What is the average of all multiples of 5 from 5 to 50 inclusive?

Answer 1

Well, you can work it out by brute force by saying it's equal to:

(5 + 10 + 15 + 20 + 25 + 30 + 35 + 40 + 45 + 50) / 10

But that might be more counting than you'd care to do. Another way to do it is to realize that you can factor five out of all of those terms, and move it outside the brackets as a common coefficient:

5(1 + 2 + 3 + 4 + 5 + 6 + 7 + 8 + 9 + 10) / 10

Which is a bit easier to solve, but what if we were given a bigger problem? What if we were asked for the average of all multiples of 5 between 5 and 500? That's far more addition than I'd like to do. We can solve it more easily though. Let's make it a bit more abstract; let's say:

"What is the average of the first N multiples of 5, from 5 to 5*N?"
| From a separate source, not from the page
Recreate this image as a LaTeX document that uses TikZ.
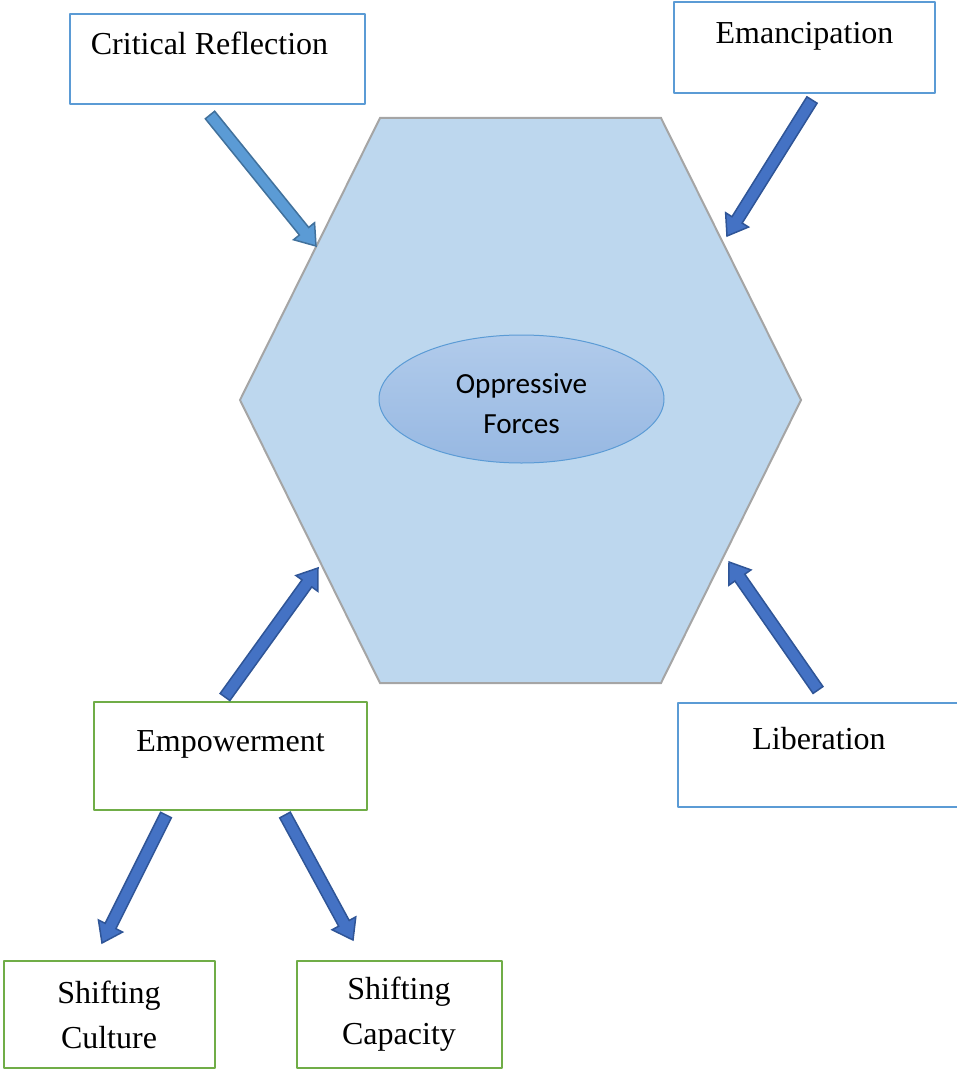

Our equation then would look more like:

5(1 + 2 + 3 + ... + n - 2 + n - 1 + n) / n

That series in the middle can be converted to a simple expression though. The sum of all numbers from 1 to n is equal to n(n + 1) / 2. Our equation then becomes:

5[n(n + 1) / 2] / n

which we can simplify:

= 5n(n + 1) / 2n

= 5(n + 1) / 2

So the average of all multiples of 5 from 5 to 50 would be:

5(10 + 1) / 2

= 55 / 2

= 27.5

The beauty of this is that you an expand it to any number. For instance, what is the average of the first 20 multiples of seven? Why, that's easy! It'd be:

7(20 + 1) / 2

= 147 / 2

= 73.5